* **Set problem**
Below are the records; copy each line in them that holds the word "React".

* **Provided data**

-=-=-=-=-

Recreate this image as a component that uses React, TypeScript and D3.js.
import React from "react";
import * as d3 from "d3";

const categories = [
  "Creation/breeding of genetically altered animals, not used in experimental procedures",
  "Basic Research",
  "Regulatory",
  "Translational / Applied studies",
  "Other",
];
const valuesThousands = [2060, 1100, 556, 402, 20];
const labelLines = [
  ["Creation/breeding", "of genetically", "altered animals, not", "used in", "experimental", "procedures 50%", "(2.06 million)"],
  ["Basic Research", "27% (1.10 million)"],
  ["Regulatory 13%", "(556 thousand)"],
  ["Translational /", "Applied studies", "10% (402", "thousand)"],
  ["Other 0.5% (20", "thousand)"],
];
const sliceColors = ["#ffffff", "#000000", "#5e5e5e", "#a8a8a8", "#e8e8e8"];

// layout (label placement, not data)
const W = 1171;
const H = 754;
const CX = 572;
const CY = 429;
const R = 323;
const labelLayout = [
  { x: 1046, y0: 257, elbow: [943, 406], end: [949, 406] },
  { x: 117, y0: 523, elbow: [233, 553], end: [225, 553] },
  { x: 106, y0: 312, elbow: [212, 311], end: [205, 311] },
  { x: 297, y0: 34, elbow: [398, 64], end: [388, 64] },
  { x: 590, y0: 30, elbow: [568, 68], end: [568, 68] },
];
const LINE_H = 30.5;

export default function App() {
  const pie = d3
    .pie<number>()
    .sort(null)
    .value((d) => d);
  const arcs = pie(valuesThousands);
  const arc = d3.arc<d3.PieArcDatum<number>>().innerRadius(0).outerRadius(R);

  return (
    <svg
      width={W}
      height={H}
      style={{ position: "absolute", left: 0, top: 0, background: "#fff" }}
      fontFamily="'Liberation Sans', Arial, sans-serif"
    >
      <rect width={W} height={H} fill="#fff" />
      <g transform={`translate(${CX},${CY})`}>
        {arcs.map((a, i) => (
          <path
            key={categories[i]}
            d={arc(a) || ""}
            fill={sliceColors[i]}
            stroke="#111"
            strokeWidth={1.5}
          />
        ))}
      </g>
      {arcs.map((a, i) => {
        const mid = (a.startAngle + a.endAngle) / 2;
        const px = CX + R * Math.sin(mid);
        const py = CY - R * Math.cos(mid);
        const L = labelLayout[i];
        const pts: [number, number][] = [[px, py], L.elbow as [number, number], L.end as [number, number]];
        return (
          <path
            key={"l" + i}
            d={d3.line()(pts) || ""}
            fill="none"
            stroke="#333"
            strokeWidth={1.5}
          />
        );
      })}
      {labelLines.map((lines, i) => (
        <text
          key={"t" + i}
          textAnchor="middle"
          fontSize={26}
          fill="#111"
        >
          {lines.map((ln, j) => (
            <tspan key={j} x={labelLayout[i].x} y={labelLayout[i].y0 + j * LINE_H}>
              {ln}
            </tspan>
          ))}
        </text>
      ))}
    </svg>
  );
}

-=-=-=-=-

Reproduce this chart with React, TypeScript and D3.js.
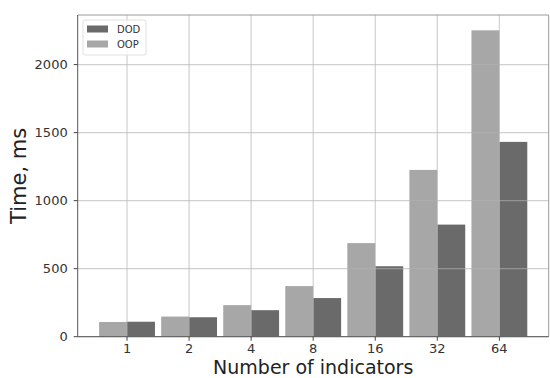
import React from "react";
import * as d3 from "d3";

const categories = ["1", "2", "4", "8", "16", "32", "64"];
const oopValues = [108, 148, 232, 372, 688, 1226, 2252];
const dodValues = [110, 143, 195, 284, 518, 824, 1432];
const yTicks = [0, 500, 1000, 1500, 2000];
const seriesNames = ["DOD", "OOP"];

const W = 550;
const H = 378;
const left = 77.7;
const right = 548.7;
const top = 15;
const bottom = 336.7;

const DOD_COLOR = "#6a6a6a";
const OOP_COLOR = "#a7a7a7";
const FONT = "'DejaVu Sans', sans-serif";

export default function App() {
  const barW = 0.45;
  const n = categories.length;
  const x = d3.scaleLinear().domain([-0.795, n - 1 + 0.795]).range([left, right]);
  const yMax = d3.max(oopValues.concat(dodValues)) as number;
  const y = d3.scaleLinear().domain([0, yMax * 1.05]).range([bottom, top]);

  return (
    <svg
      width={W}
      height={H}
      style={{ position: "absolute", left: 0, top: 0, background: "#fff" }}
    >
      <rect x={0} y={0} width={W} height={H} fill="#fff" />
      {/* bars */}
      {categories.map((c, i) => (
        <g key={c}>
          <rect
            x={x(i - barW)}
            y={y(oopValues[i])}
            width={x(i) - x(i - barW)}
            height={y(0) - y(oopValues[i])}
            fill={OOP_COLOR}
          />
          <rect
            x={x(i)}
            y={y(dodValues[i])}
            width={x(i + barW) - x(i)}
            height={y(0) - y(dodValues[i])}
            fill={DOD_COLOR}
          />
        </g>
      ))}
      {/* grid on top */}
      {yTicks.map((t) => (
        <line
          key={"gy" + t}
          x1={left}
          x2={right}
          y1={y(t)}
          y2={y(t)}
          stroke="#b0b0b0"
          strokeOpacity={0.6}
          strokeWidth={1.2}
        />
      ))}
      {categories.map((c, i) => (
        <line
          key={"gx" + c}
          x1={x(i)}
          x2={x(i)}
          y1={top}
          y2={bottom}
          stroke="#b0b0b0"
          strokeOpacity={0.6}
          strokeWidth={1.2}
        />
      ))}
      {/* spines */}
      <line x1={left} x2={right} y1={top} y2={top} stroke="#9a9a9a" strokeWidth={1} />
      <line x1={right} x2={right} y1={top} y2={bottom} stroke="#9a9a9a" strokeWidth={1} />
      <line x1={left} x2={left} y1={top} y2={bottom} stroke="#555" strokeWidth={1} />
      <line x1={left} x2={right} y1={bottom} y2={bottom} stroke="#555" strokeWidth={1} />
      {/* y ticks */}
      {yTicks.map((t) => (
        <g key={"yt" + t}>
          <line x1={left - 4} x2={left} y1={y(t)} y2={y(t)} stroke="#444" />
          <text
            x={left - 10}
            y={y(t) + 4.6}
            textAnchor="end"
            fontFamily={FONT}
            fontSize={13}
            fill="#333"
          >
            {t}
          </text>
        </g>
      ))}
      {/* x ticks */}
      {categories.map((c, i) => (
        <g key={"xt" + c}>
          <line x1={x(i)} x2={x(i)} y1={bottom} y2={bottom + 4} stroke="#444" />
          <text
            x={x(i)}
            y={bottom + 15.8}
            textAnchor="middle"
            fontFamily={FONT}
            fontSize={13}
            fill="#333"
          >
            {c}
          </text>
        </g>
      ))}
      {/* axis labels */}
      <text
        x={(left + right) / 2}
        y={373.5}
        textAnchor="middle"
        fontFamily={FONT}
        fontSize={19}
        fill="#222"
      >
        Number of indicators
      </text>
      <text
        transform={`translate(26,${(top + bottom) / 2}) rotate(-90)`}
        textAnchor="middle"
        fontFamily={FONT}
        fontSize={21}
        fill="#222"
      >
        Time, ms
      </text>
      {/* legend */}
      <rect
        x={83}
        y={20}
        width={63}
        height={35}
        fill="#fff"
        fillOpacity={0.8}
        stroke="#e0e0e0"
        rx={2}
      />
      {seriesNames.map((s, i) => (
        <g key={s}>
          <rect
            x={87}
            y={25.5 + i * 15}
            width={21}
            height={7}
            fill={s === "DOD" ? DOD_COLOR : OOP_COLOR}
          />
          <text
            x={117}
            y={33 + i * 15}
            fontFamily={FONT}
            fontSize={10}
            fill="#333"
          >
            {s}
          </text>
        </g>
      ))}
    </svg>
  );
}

-=-=-=-=-

* **Completed task**
Recreate this image as a component that uses React, TypeScript and D3.js.
import React from "react";
Reproduce this chart with React, TypeScript and D3.js.
import React from "react";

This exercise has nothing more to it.